For some reason, the Japanese Internet just loves polling its readers about a variety of (often mundane) topics in the form of surveys, polls, and other data collection methods. One of the biggest themes revolves around international perceptions of Japan, particularly in the realms of dating and relationships, as our site has featured multiple times in the past.
According to the latest poll conducted in a joint effort between Omron Healthcare Co Ltd and Wacoal (a lingerie company based in Kyoto) for an ongoing women empowerment project, 98% of foreign men perceive Japanese women to be "kawaii" (“cute”). But can you guess the number one thing that the majority of those men find to be unattractive about Japanese women, and what researchers are planning to do about it?
Since Japan is going to be increasingly put in the spotlight from now through the upcoming Tokyo Olympics, the two aforementioned companies have recently begun investigating the perceptions of Japanese women by foreigners. I was initially skeptical about how the results of the following survey would benefit the healthcare or lingerie industries, let alone humanity, but there’s an actual point to all this, I promise (I’ll explain later).
Between Oct 23-31, 2014, researchers surveyed approximately 50 foreign men who had been living in Japan for at least a year regarding what they think about Japanese women (the relatively small sample size bothers me a little, but hey, what can you do…). When asked if they thought that Japanese were "kawaii," a whopping 98% replied “yes.” Out of those men, when asked to name the most "kawaii" feature about Japanese women, 82% replied “their faces/makeup,” 78% replied “their general attitudes,” 76% replied “their hairstyles,” and 72% replied “their figures.” Rounding off the bottom of the list at only 28% was “their way of walking.”
For the next question, the men were asked to think about the flip side of things–what they thought was “not so 'kawaii'” about Japanese women.
As shown in the chart, the top three spots went to “their way of walking” (64%), “their way of talking” (44%), and “their posture” (42%). “Their voices” and “their mannerisms” were tied for fourth place (40%).
You might be scratching your head about why so many foreign men listed “their way of walking” as the most unattractive feature of Japanese women. However, if you’ve spent any time in Japan, you may have noticed that many Japanese women have a very distinctive “pigeon-toed” way of walking, with their toes pointed inward. It’s a very common sight, and supposedly the main reason why a large number of women walk this way is simply because they think it looks cute.

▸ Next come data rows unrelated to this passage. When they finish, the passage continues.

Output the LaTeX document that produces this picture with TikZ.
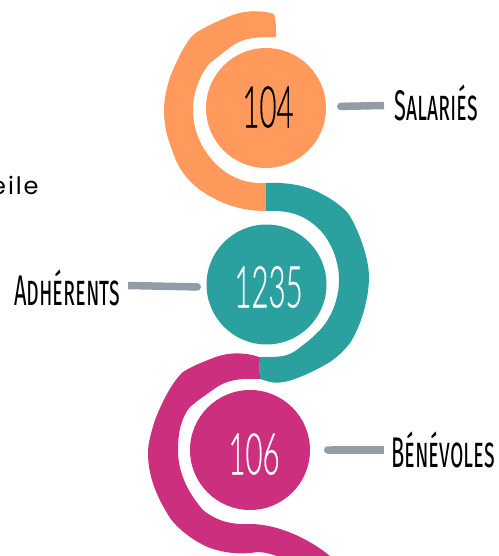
\documentclass[tikz,border=0pt]{standalone}
\usepackage{fontspec}
\usetikzlibrary{arrows.meta}
\newfontfamily\labfont[Letters=SmallCaps]{Fira Sans}
\newfontfamily\numfont[UprightFont={* Light},UprightFeatures={FakeBold=0.6}]{Lato}
\newfontfamily\restfont[LetterSpace=8]{Poppins}
\definecolor{orangeband}{HTML}{FF9A5C}
\definecolor{tealband}{HTML}{2BA19F}
\definecolor{pinkband}{HTML}{CC2F7D}
\definecolor{greyline}{HTML}{929CA6}
\newcommand{\lab}[1]{\scalebox{0.66}[1.3]{\fontsize{33}{33}\labfont #1}}
\newcommand{\num}[1]{\scalebox{0.64}[1.25]{\fontsize{46}{46}\numfont #1}}
\tikzset{
  disc/.style={circle,minimum size=120pt,inner sep=0pt},
  labeltext/.style={inner sep=0pt,text=black},
  leader/.style={draw=greyline,line width=7.5pt},
}
\begin{document}
\begin{tikzpicture}[x=1pt,y=-1pt]
\useasboundingbox (0,0) rectangle (498,556);
\clip (0,0) rectangle (498,556);
% orange band
\fill[orangeband] (274,14) .. controls (262,10) and (245,10) .. (230,16)
  .. controls (218,21) and (207,26) .. (197,32)
  .. controls (187,38) and (177,60) .. (170,77)
  .. controls (166,90) and (164,100) .. (164,110)
  .. controls (164,125) and (167,137) .. (172,150)
  .. controls (178,168) and (185,178) .. (200,190)
  .. controls (215,200) and (235,211) .. (266,211)
  -- (266,183)
  .. controls (245,184) and (228,177) .. (214,162)
  .. controls (201,148) and (193,130) .. (193,110)
  .. controls (193,92) and (200,74) .. (210,63)
  .. controls (218,57) and (225,51) .. (232,46)
  .. controls (243,38) and (255,37) .. (276,37)
  .. controls (276,28) and (276,20) .. (274,14) -- cycle;
% teal band
\fill[tealband] (266,183) .. controls (285,182) and (305,185) .. (320,193)
  .. controls (332,199) and (340,205) .. (347,212)
  .. controls (355,222) and (369,255) .. (369,277)
  .. controls (369,300) and (360,328) .. (350,343)
  .. controls (343,352) and (337,357) .. (330,362)
  .. controls (320,368) and (310,373) .. (300,377)
  .. controls (290,381) and (280,384) .. (270,382)
  -- (260,379) -- (259,357)
  .. controls (270,357) and (278,357) .. (283,356)
  .. controls (292,354) and (297,350) .. (303,345)
  .. controls (310,340) and (315,335) .. (320,330)
  .. controls (332,317) and (339,298) .. (339,280)
  .. controls (339,262) and (332,243) .. (320,230)
  .. controls (305,215) and (290,210) .. (266,211) -- cycle;
% pink band
\fill[pinkband] (259,357) .. controls (245,352) and (228,352) .. (213,358)
  .. controls (203,362) and (192,366) .. (183,372)
  .. controls (172,382) and (162,402) .. (155,420)
  .. controls (151,433) and (148,443) .. (148,453)
  .. controls (148,475) and (156,495) .. (167,513)
  .. controls (175,528) and (195,542) .. (210,548)
  .. controls (225,553) and (240,555) .. (257,552)
  .. controls (270,552) and (285,558) .. (300,570)
  -- (345,570) -- (330,556)
  .. controls (312,541) and (280,524) .. (250,524)
  .. controls (230,525) and (215,520) .. (203,510)
  .. controls (190,495) and (178,475) .. (178,450)
  .. controls (178,430) and (182,417) .. (190,407)
  .. controls (198,400) and (207,394) .. (217,387)
  .. controls (228,380) and (240,378) .. (260,379) -- cycle;
% discs
\node[disc,fill=orangeband] (c1) at (266,108) {};
\node[disc,fill=tealband] (c2) at (266.5,284.5) {};
\node[disc,fill=pinkband] (c3) at (250,450) {};
\node[labeltext] at (268,107) {\num{104}};
\node[labeltext,text=white] at (268.5,287) {\num{1235}};
\node[labeltext,text=white] at (254,454) {\num{106}};
% labels
\node[labeltext] (l1) at (436,103) {\lab{Salariés}};
\node[labeltext] (l2) at (67,288) {\lab{Adhérents}};
\node[labeltext] (l3) at (443,450) {\lab{Bénévoles}};
\node[inner sep=0pt,anchor=base west] (rest) at (-9,194) {\fontsize{24}{24}\restfont eile};
% leaders
\coordinate (a1) at (337,106.5);
\coordinate (b1) at (384,105.5);
\coordinate (a2) at (128,285.5);
\coordinate (b2) at (201,287);
\coordinate (a3) at (324,450);
\coordinate (b3) at (384,450);
\draw[leader,{Round Cap[]}-] (a1) -- (b1);
\draw[leader,-{Round Cap[]}] (a2) -- (b2);
\draw[leader,{Round Cap[]}-] (a3) -- (b3);
\end{tikzpicture}
\end{document}
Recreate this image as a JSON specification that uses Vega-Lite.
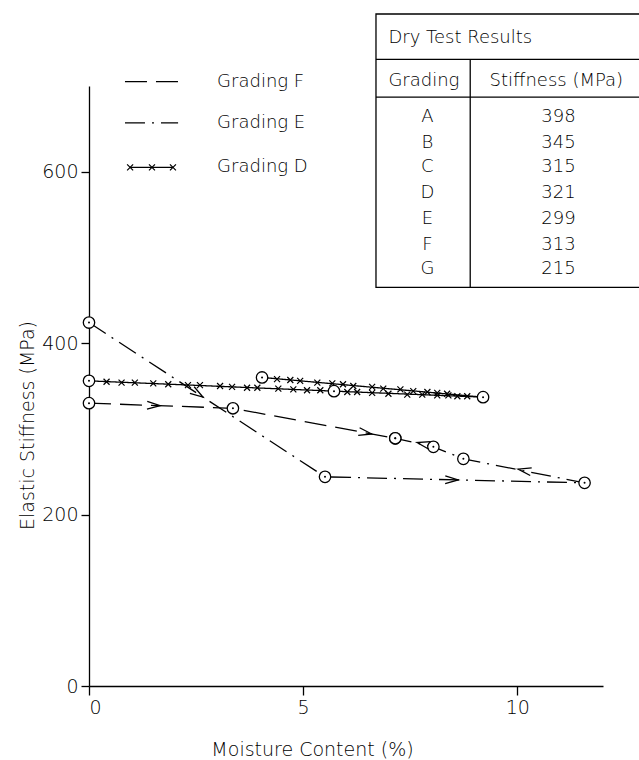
{
  "$schema": "https://vega.github.io/schema/vega-lite/v6.json",
  "width": 514,
  "height": 600,
  "autosize": "none",
  "padding": {"left": 89, "top": 86, "right": 36, "bottom": 74},
  "background": "white",
  "config": {"view": {"stroke": null}, "font": "DejaVu Sans", "text": {"font": "DejaVu Sans", "fontWeight": 300}},
  "datasets": {
    "lines": [
      {"s": "E", "o": 1, "x": 0, "y": 424},
      {"s": "E", "o": 2, "x": 5.51, "y": 244},
      {"s": "E", "o": 3, "x": 11.57, "y": 237},
      {"s": "E", "o": 4, "x": 8.74, "y": 265},
      {"s": "E", "o": 5, "x": 8.04, "y": 279},
      {"s": "E", "o": 6, "x": 7.15, "y": 289},
      {"s": "F", "o": 1, "x": 0, "y": 330},
      {"s": "F", "o": 2, "x": 3.36, "y": 324},
      {"s": "F", "o": 3, "x": 7.15, "y": 289},
      {"s": "D", "o": 1, "x": 0, "y": 356},
      {"s": "D", "o": 2, "x": 5.72, "y": 344},
      {"s": "D", "o": 3, "x": 9.2, "y": 337},
      {"s": "D", "o": 4, "x": 4.04, "y": 360}
    ],
    "arrows": [
      {"x": 2.66, "y": 337, "heading": 33},
      {"x": 1.66, "y": 327, "heading": 2},
      {"x": 6.6, "y": 294, "heading": 10.5},
      {"x": 8.62, "y": 240.4, "heading": 1},
      {"x": 10.02, "y": 253, "heading": 191},
      {"x": 7.66, "y": 284, "heading": 193}
    ],
    "xmarks": [
      {"x": 0.41, "y": 355}, {"x": 0.76, "y": 354}, {"x": 1.07, "y": 354}, {"x": 1.5, "y": 353},
      {"x": 1.85, "y": 352}, {"x": 2.31, "y": 351}, {"x": 2.59, "y": 351}, {"x": 3.06, "y": 350},
      {"x": 3.34, "y": 349}, {"x": 3.69, "y": 348}, {"x": 3.93, "y": 348}, {"x": 4.42, "y": 347},
      {"x": 4.77, "y": 346}, {"x": 5.09, "y": 345}, {"x": 5.4, "y": 345}, {"x": 6.03, "y": 343},
      {"x": 6.26, "y": 343}, {"x": 6.61, "y": 342}, {"x": 6.99, "y": 341}, {"x": 7.43, "y": 340},
      {"x": 7.78, "y": 340}, {"x": 8.13, "y": 339}, {"x": 8.39, "y": 339}, {"x": 8.6, "y": 338},
      {"x": 8.83, "y": 338},
      {"x": 4.39, "y": 358}, {"x": 4.7, "y": 357}, {"x": 4.93, "y": 356}, {"x": 5.33, "y": 354},
      {"x": 5.68, "y": 353}, {"x": 5.93, "y": 352}, {"x": 6.17, "y": 350}, {"x": 6.61, "y": 349},
      {"x": 6.87, "y": 347}, {"x": 7.27, "y": 346}, {"x": 7.57, "y": 344}, {"x": 7.9, "y": 343},
      {"x": 8.13, "y": 342}, {"x": 8.36, "y": 341},
      {"x": 0.96, "y": 605}, {"x": 1.47, "y": 605}, {"x": 1.96, "y": 605}
    ],
    "legendlines": [
      {"s": "F", "x": 0.84, "x2": 2.08, "y": 705},
      {"s": "E", "x": 0.84, "x2": 2.08, "y": 657},
      {"s": "D", "x": 0.96, "x2": 1.96, "y": 605}
    ],
    "legendtext": [
      {"x": 2.99, "y": 705, "t": "Grading   F"},
      {"x": 2.99, "y": 657, "t": "Grading   E"},
      {"x": 2.99, "y": 605, "t": "Grading   D"}
    ],
    "tablebox": [{"x": 6.7, "x2": 12.9, "y": 784, "y2": 465}],
    "tablerules": [
      {"x": 6.7, "x2": 12.9, "y": 731, "y2": 731},
      {"x": 6.7, "x2": 12.9, "y": 687, "y2": 687},
      {"x": 8.9, "x2": 8.9, "y": 731, "y2": 465}
    ],
    "tableleft": [
      {"x": 6.99, "y": 756, "t": "Dry Test Results"},
      {"x": 6.99, "y": 706, "t": "Grading"}
    ],
    "tablecenter": [
      {"x": 10.91, "y": 706, "t": "Stiffness (MPa)"},
      {"x": 7.9, "y": 664, "t": "A"}, {"x": 10.96, "y": 664, "t": "398"},
      {"x": 7.9, "y": 634, "t": "B"}, {"x": 10.96, "y": 634, "t": "345"},
      {"x": 7.9, "y": 605, "t": "C"}, {"x": 10.96, "y": 605, "t": "315"},
      {"x": 7.9, "y": 575, "t": "D"}, {"x": 10.96, "y": 575, "t": "321"},
      {"x": 7.9, "y": 545, "t": "E"}, {"x": 10.96, "y": 545, "t": "299"},
      {"x": 7.9, "y": 515, "t": "F"}, {"x": 10.96, "y": 515, "t": "313"},
      {"x": 7.9, "y": 486, "t": "G"}, {"x": 10.96, "y": 486, "t": "215"}
    ]
  },
  "encoding": {
    "x": {
      "field": "x", "type": "quantitative",
      "scale": {"domain": [0, 12], "nice": false, "zero": false},
      "axis": {
        "values": [0, 5, 10], "title": "Moisture Content (%)", "grid": false,
        "domainColor": "black", "domainWidth": 1.3, "tickColor": "black", "tickWidth": 1.3, "tickSize": 9,
        "labelFontSize": 19, "labelColor": "black", "labelPadding": 3, "labelFont": "DejaVu Sans", "labelFontWeight": 300,
        "titleFontSize": 19, "titleFontWeight": 300, "titleColor": "black", "titleFont": "DejaVu Sans",
        "titleX": 223, "titleY": 69, "titleBaseline": "alphabetic", "titleAlign": "center"
      }
    },
    "y": {
      "field": "y", "type": "quantitative",
      "scale": {"domain": [0, 700], "nice": false, "zero": false},
      "axis": {
        "values": [0, 200, 400, 600], "title": "Elastic Stiffness (MPa)", "grid": false,
        "domainColor": "black", "domainWidth": 1.3, "tickColor": "black", "tickWidth": 1.3, "tickSize": 8,
        "labelFontSize": 19, "labelColor": "black", "labelPadding": 3, "labelFont": "DejaVu Sans", "labelFontWeight": 300,
        "titleFontSize": 19, "titleFontWeight": 300, "titleColor": "black", "titleFont": "DejaVu Sans",
        "titleX": -56, "titleY": 339, "titleBaseline": "alphabetic", "titleAlign": "center", "titleAngle": -90
      }
    }
  },
  "layer": [
    {
      "data": {"name": "lines"},
      "mark": {"type": "line", "color": "black", "strokeWidth": 1.3},
      "encoding": {
        "detail": {"field": "s"},
        "order": {"field": "o", "type": "quantitative"},
        "strokeDash": {"field": "s", "type": "nominal", "scale": {"domain": ["D", "E", "F"], "range": [[1, 0], [20, 7, 2, 7], [22, 9]]}, "legend": null}
      }
    },
    {
      "data": {"name": "legendlines"},
      "mark": {"type": "rule", "color": "black", "strokeWidth": 1.3},
      "encoding": {
        "x2": {"field": "x2"},
        "strokeDash": {"field": "s", "type": "nominal", "scale": {"domain": ["D", "E", "F"], "range": [[1, 0], [20, 7, 2, 7], [22, 9]]}, "legend": null}
      }
    },
    {
      "data": {"name": "xmarks"},
      "mark": {"type": "point", "shape": "M-1,-1L1,1M-1,1L1,-1", "size": 36, "filled": false, "color": "black", "strokeWidth": 1.2, "opacity": 1}
    },
    {
      "data": {"name": "lines"},
      "mark": {"type": "point", "shape": "circle", "size": 130, "filled": true, "fill": "white", "stroke": "black", "strokeWidth": 1.3, "opacity": 1}
    },
    {
      "data": {"name": "lines"},
      "mark": {"type": "point", "shape": "circle", "size": 4, "filled": true, "color": "black", "opacity": 1}
    },
    {
      "data": {"name": "arrows"},
      "mark": {"type": "point", "shape": "M-1,-0.3L0,0L-1,0.3", "size": 676, "filled": false, "color": "black", "strokeWidth": 1.3, "opacity": 1},
      "encoding": {"angle": {"field": "heading", "type": "quantitative", "scale": null}}
    },
    {
      "data": {"name": "legendtext"},
      "mark": {"type": "text", "align": "left", "baseline": "middle", "fontSize": 18, "color": "black"},
      "encoding": {"text": {"field": "t"}}
    },
    {
      "data": {"name": "tablebox"},
      "mark": {"type": "rect", "fill": null, "stroke": "black", "strokeWidth": 1.3},
      "encoding": {"x2": {"field": "x2"}, "y2": {"field": "y2"}}
    },
    {
      "data": {"name": "tablerules"},
      "mark": {"type": "rule", "color": "black", "strokeWidth": 1.3},
      "encoding": {"x2": {"field": "x2"}, "y2": {"field": "y2"}}
    },
    {
      "data": {"name": "tableleft"},
      "mark": {"type": "text", "align": "left", "baseline": "middle", "fontSize": 18, "color": "black"},
      "encoding": {"text": {"field": "t"}}
    },
    {
      "data": {"name": "tablecenter"},
      "mark": {"type": "text", "align": "center", "baseline": "middle", "fontSize": 18, "color": "black"},
      "encoding": {"text": {"field": "t"}}
    }
  ]
}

When asked to further elaborate on why Japanese women’s manner of walking was unattractive, 62% of the men responded that the pigeon-toed gait looks especially unattractive “when the women are wearing high heels” (tied for second place: “when they’re carrying luggage” and “not in any particular situation” [both at 20%]). Furthermore, 90% of those who provided the heels response felt that Japanese women walk extremely awkwardly, clumsily, or look like they’re lacking in confidence when they walk in heels.
Of course, after seeing the large number of responses related to high heels, the researchers had to delve even deeper by asking how the men feel when they find themselves walking next to a Japanese woman wearing high heels.
36% of the respondents said that “they feel nothing in particular,” 24% admitted that “they would rather not walk next to her,” 18% said they feel “embarrassed,” 12% answered “I’m indecisive,” and 10% said “other.” Taken as a whole, these results suggest that the majority of men harbor negative feelings about walking next to an awkwardly walking Japanese woman who’s wearing heels.
So what’s the takeaway of all this? While the results may not be entirely earth-shattering, the researchers have focused in on the vast majority of responses related to negative perceptions of the way that many Japanese women walk. They have even dubbed this style of walking the “Mottainai (wasteful, unfortunate) Walk,” and are planning to encourage women to walk in a less awkward fashion that is also healthier for their posture/bodies.
On a final note, I personally don’t see why this survey needed to exclude the opinions of foreign women in the first place – the pigeon-toed way of walking of many Japanese women was just as visible to me when I lived in Japan as it was to my male friends. Hopefully, the companies will create a new survey designed to investigate the views of foreign women about Japanese men to even things up.